Let’s start with what we mean when we talk about “the Septuagint.” Co-editor William Ross addresses this in his introduction to the Handbook. Will clarifies that “in a very real sense there is no Septuagint” (4). We commonly use the word in a general sense to refer to the ancient translations of the canonical Hebrew Bible into Greek along with some apocryphal and deuterocanonical works, such as one finds in the Rahlfs-Hanhart edition of the LXX. But this collection of books is diverse. The translation of books from Hebrew (or Aramaic) took place in different places over three or four centuries by different translators; and not long after the original translation of some parts, they were copied and revised and the making of recensions began. And not all the books in this collection were translated from Semitic languages. In view of this diverse and extended history, it is not surprising that it was only after centuries had passed that the term “the Septuagint” came to be applied to this body of literature. By the way, scholars tend to use the term “Old Greek” (OG) when referring to the original translation of a LXX book, insofar as scholars have reconstructed it.

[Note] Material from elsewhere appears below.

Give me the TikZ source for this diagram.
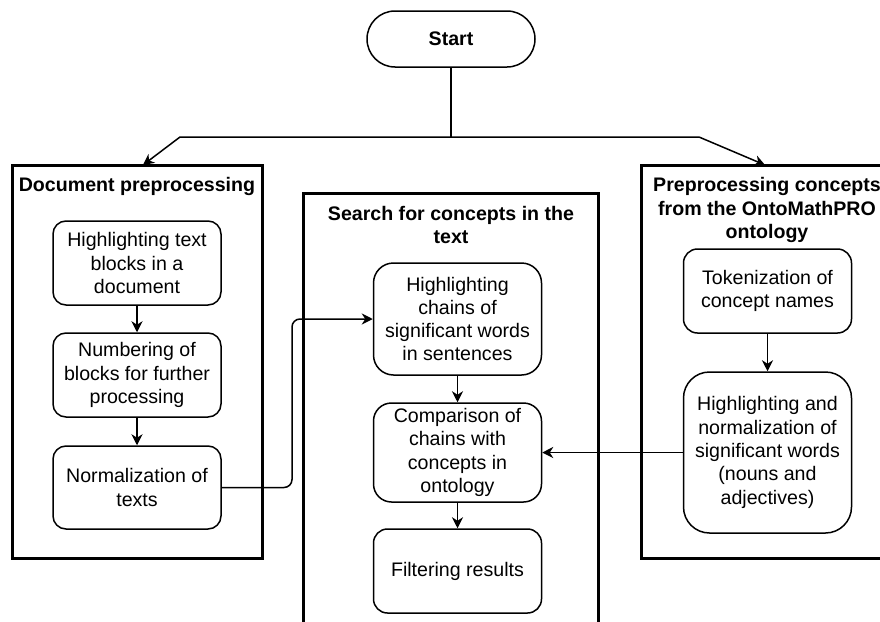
\documentclass[tikz,border=0pt]{standalone}
\usepackage{fontspec}
\setmainfont{Liberation Sans}
\usetikzlibrary{arrows.meta}
\begin{document}
\begin{tikzpicture}[x=1pt,y=-1pt,
  every node/.style={font=\fontsize{19.6}{23.3}\selectfont},
  cont/.style={draw, line width=3pt, inner sep=0pt},
  proc/.style={draw, line width=1.5pt, minimum width=168pt, inner sep=0pt, align=center},
  ttl/.style={font=\fontsize{19.6}{23.3}\selectfont\bfseries, align=center, inner sep=0pt},
  arr/.style={line width=1.5pt, -{Stealth[length=11pt,width=11pt,inset=3.5pt]}},
  ln/.style={line width=1.5pt}]
\useasboundingbox (0,0) rectangle (880,621);
\clip (0,0) rectangle (880,621);
\fill[white] (0,0) rectangle (880,621);

% containers
\node[cont, minimum width=250pt, minimum height=393pt] (Lc) at (137,361.5) {};
\node[cont, minimum width=295pt, minimum height=460pt] (Mc) at (450.5,423) {};
\node[cont, minimum width=252pt, minimum height=393pt] (Rc) at (767,361.5) {};

% titles
\node[ttl] (Lt) at (137,186) {Document preprocessing};
\node[ttl] (Mt) at (451,225) {Search for concepts in the\\text};
\node[ttl] (Rt) at (767,210) {Preprocessing concepts\\from the OntoMathPRO\\ontology};

% start
\node[draw, line width=1.5pt, rounded corners=28pt, minimum width=168pt, minimum height=56pt, font=\fontsize{19.6}{23.3}\selectfont\bfseries] (S) at (451,39) {Start};

% left boxes
\node[proc, rounded corners=13pt, minimum height=84pt] (L1) at (137,263) {Highlighting text\\blocks in a\\document};
\node[proc, rounded corners=13pt, minimum height=84pt] (L2) at (137,375) {Numbering of\\blocks for further\\processing};
\node[proc, rounded corners=13pt, minimum height=83pt] (L3) at (137,487.5) {Normalization of\\texts};

% middle boxes
\node[proc, rounded corners=20pt, minimum height=112pt] (M1) at (457.5,319) {Highlighting\\chains of\\significant words\\in sentences};
\node[proc, rounded corners=18pt, minimum height=99pt] (M2) at (457.5,452.5) {Comparison of\\chains with\\concepts in\\ontology};
\node[proc, rounded corners=14pt, minimum height=84pt] (M3) at (457.5,571) {Filtering results};

% right boxes
\node[proc, rounded corners=14pt, minimum height=84pt] (R1) at (767.5,291) {Tokenization of\\concept names};
\node[proc, rounded corners=26pt, minimum height=161pt] (R2) at (767.5,452.5) {Highlighting and\\normalization of\\significant words\\(nouns and\\adjectives)};

% coordinates
\coordinate (sp) at (451,137);
\coordinate (jl) at (180,137);
\coordinate (jr) at (699,137);
\coordinate (tl) at (143,165);
\coordinate (tr) at (765,165);
\coordinate (bx) at (292,0);

% connectors
\draw[ln] (S.south) -- (sp);
\draw[arr] (sp) -- (jl) -- (tl);
\draw[arr] (sp) -- (jr) -- (tr);
\draw[arr] (L1.south) -- (L2.north);
\draw[arr] (L2.south) -- (L3.north);
\draw[arr, rounded corners=8pt] (L3.east) -- (L3.east -| bx) -- (bx |- M1.west) -- (M1.west);
\draw[arr] (M1.south) -- (M2.north);
\draw[arr] (M2.south) -- (M3.north);
\draw[arr] (R1.south) -- (R2.north);
\draw[arr] (R2.west) -- (M2.east);
\end{tikzpicture}
\end{document}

Septuagint as a “Translation”
Another issue that Marieke Dhont explains in her chapter on “Translation Technique and Jewish Exegesis” is the gradual transition in the discipline away from speaking of “literal” and “free” translations. Modern scholars of translation realize that translation is a complex “sociocultural activity,” and a translator’s decisions are governed by “a multidimensional interplay of various factors that are determined by the translator’s context” (24). The complexity of the translation process requires careful consideration in exegesis of the LXX, and Dhont gives her readers help in analyzing the potential theological and interpretive elements in LXX renderings.

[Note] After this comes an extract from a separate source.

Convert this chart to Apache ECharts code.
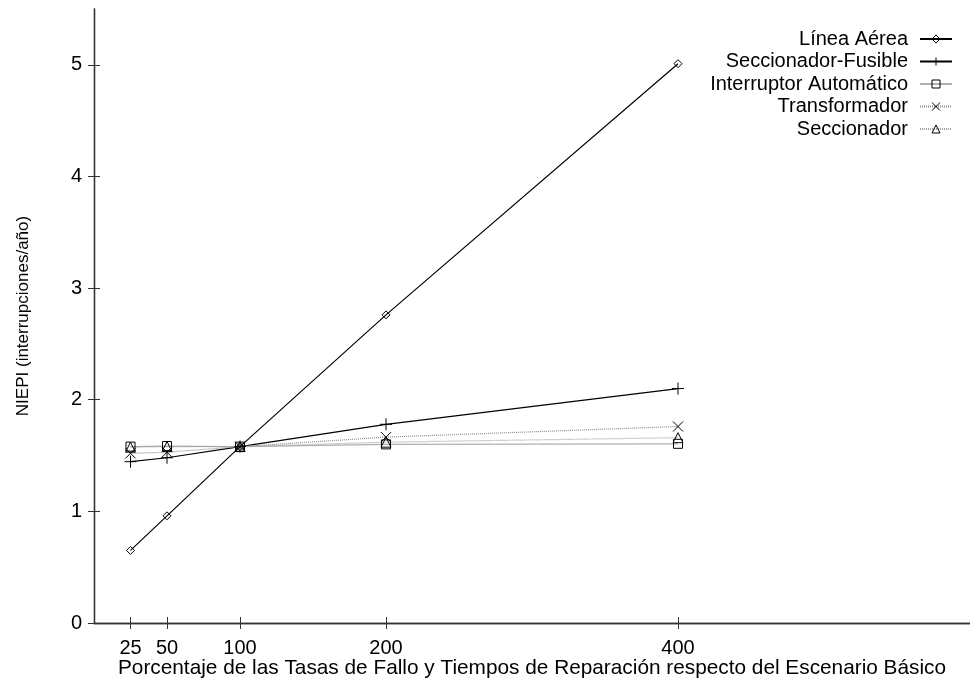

Determining Word Meaning in the Septuagint
Patrick Pouchelle’s chapter on “Septuagint Lexicography” updates readers on approaches to Septuagint lexicography, more specifically, “Should the meaning of a given Septuagintal word be deduced from the Hebrew word to which it corresponds, or should it be deduced from its place within the Koine Greek of its time?” (70) Pouchelle outlines developments in this important area and explains the difference, strengths, and weaknesses of source and target language orientation in word study in the LXX. He also helpfully introduces and explains Hebrew or Aramaic interference in the translation and Septuagint interference in portions of the LXX originally written in Greek.
Engaging Qumran Texts
Gideon Kotzé’s chapter in the Handbook (“The Septuagint and Qumran”) introduces readers to the importance of the Qumran manuscripts for understanding the text of the LXX (and the Hebrew Bible). He summarizes that when the LXX text differs from the MT, it is necessary to determine whether the difference was based on the wording of the source text of the translation (which differed from the proto-MT), created by the translator, or introduced in later transmission (158). Agreements between Qumran manuscripts and LXX readings that differ from the MT strengthen the possibility that those readings reflect a LXX source text that differed from the MT. Kotzé guides the reader through such issues and explains the importance of the Qumran scrolls for textual criticism of the LXX.

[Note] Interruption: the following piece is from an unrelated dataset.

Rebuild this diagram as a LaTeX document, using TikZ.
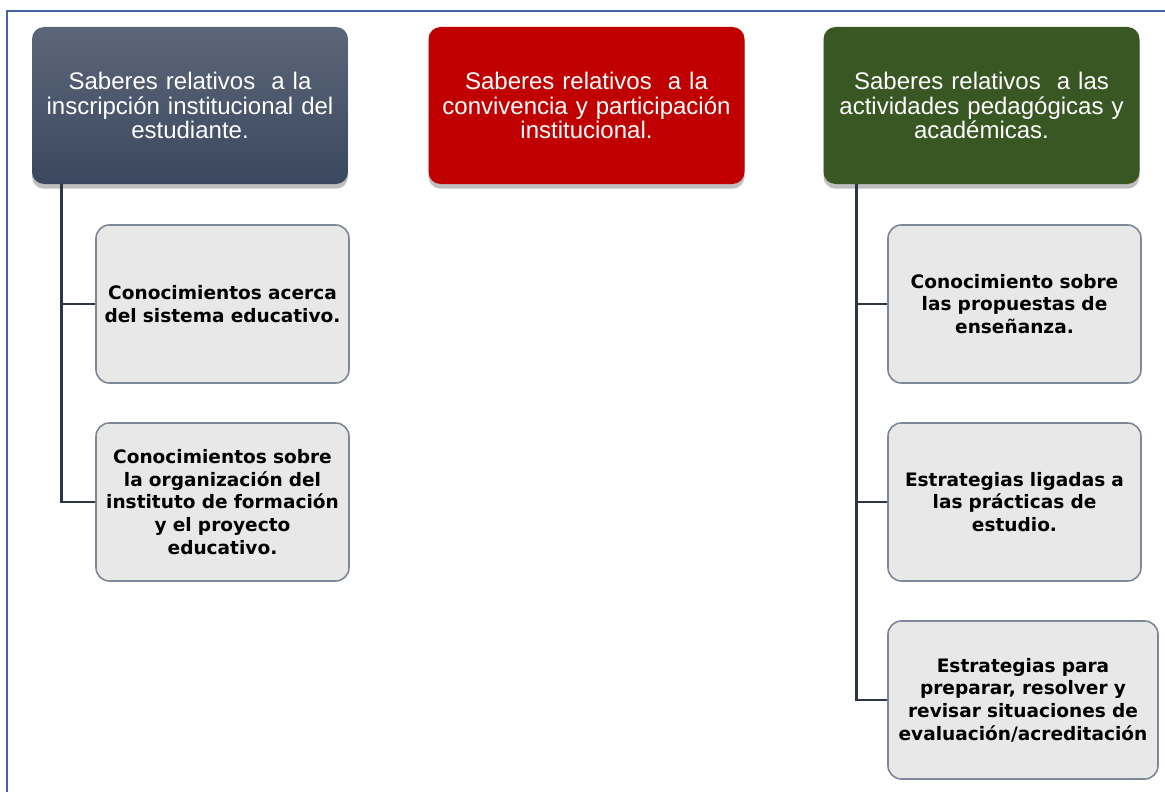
\documentclass[tikz,border=0pt]{standalone}
\usepackage{fontspec}
\setmainfont{Liberation Sans}
\newfontfamily\boxfont{DejaVu Sans}
\usetikzlibrary{shadows}
\definecolor{frameblue}{HTML}{4463A8}
\definecolor{slatetop}{HTML}{5C6679}
\definecolor{slatebot}{HTML}{3A485F}
\definecolor{headred}{HTML}{C00000}
\definecolor{headgreen}{HTML}{385723}
\definecolor{itemfill}{HTML}{E8E8E8}
\definecolor{itemline}{HTML}{7E8796}
\definecolor{linkcol}{HTML}{2C3646}
\tikzset{
  head/.style={rounded corners=9pt, minimum width=237pt, minimum height=117.75pt,
    text width=228pt, align=center, text=white, inner sep=0pt,
    font=\fontsize{18}{18.3}\selectfont,
    drop shadow={opacity=0.5, shadow xshift=0pt, shadow yshift=-3.5pt}},
  item/.style={draw=itemline, line width=1.2pt, fill=itemfill, rounded corners=10pt,
    minimum width=189.75pt, minimum height=118.5pt, text width=180pt, align=center,
    inner sep=0pt, font=\boxfont\bfseries\fontsize{13.9}{17}\selectfont},
  link/.style={draw=linkcol, line width=2.1pt}
}
\begin{document}
\begin{tikzpicture}[x=0.75pt,y=-0.75pt]
\useasboundingbox (0,0) rectangle (1165,792);
\draw[frameblue, line width=1.8pt] (7,800) -- (7,11) -- (1175,11);

\node[head, top color=slatetop, bottom color=slatebot] (blue) at (190,105.5)
  {Saberes relativos \ a la\\inscripción institucional del\\estudiante.};
\node[head, fill=headred] (red) at (586.5,105.5)
  {Saberes relativos \ a la\\convivencia y participación\\institucional.};
\node[head, fill=headgreen] (green) at (981.5,105.5)
  {Saberes relativos \ a las\\actividades pedagógicas y\\académicas.};

\node[item] (c1) at (222.5,304) {Conocimientos acerca\\del sistema educativo.};
\node[item] (c2) at (222.5,502) {Conocimientos sobre\\la organización del\\instituto de formación\\y el proyecto\\educativo.};

\node[item] (a1) at (1014.5,304) {Conocimiento sobre\\las propuestas de\\enseñanza.};
\node[item] (a2) at (1014.5,502) {Estrategias ligadas a\\las prácticas de\\estudio.};
\node[item, minimum width=202.5pt, text width=196pt] (a3) at (1023,700)
  {Estrategias para\\preparar, resolver y\\revisar situaciones de\\evaluación/acreditación};

\path[link] ([xshift=22.5pt]blue.south west) |- (c2.west);
\path[link] ([xshift=22.5pt]blue.south west) |- (c1.west);
\path[link] ([xshift=24.75pt]green.south west) |- (a3.west);
\path[link] ([xshift=24.75pt]green.south west) |- (a2.west);
\path[link] ([xshift=24.75pt]green.south west) |- (a1.west);
\end{tikzpicture}
\end{document}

Septuagint and Canon Status
A significant question is the importance for the Biblical Canon of the LXX, which contains more books than the Hebrew Bible. John Meade concludes that early Christians “would probably have differentiated between ‘canonical’ scripture as their authority and ‘useful’ scripture as books having diminished authority in cases of ecclesiastical doctrine” (223). He notes that there is no Greek commentary on a deuterocanonical book before the fourteenth century. This chapter is a must read!
The Septuagint and the New Testament
How should one evaluate “cross-contamination” in the transmission of the Old Greek and the New Testament? This is a tricky question that Steve Moyise tackles in his chapter on “The Septuagint in the New Testament” (248–50). In his discussion of this issue, which focuses on LXX Isaiah, he helpfully points out Rahlfs’s preference (with some exceptions) for selecting LXX readings based on their difference from their NT parallels, a methodology that is now considered obsolete.
Other chapters especially pertinent to biblical scholars are William Ross’s discussion of “The Septuagint and Modern Language Translations,” and Jennifer Jones’ up-to-date summary of LXX literature (“The Septuagint and Contemporary Study”). And since biblical scholars depend upon and write commentaries, not to be missed is the presentation of different approaches to LXX commentary writing in the chapters by Robert Hiebert (Joint-Editor-In-Chief of the SBL Commentary on the Septuagint, SBLCS) and Stanley Porter (General Editor of the Brill Septuagint Commentary Series, SEPT). Hiebert explains the principles undergirding the forthcoming SBLCS, which emphasizes reading the “text as produced,” and Porter describes the approach followed by the authors in the SEPT series, which is “a Greek-text oriented approach.”
This Handbook is written for those who are serious about using the LXX in their biblical studies. We have tried to give a “taste” of the kind of helpful information offered in the 25 chapters in it, and we sincerely hope this volume can sharpen and advance biblical scholarship in the years to come.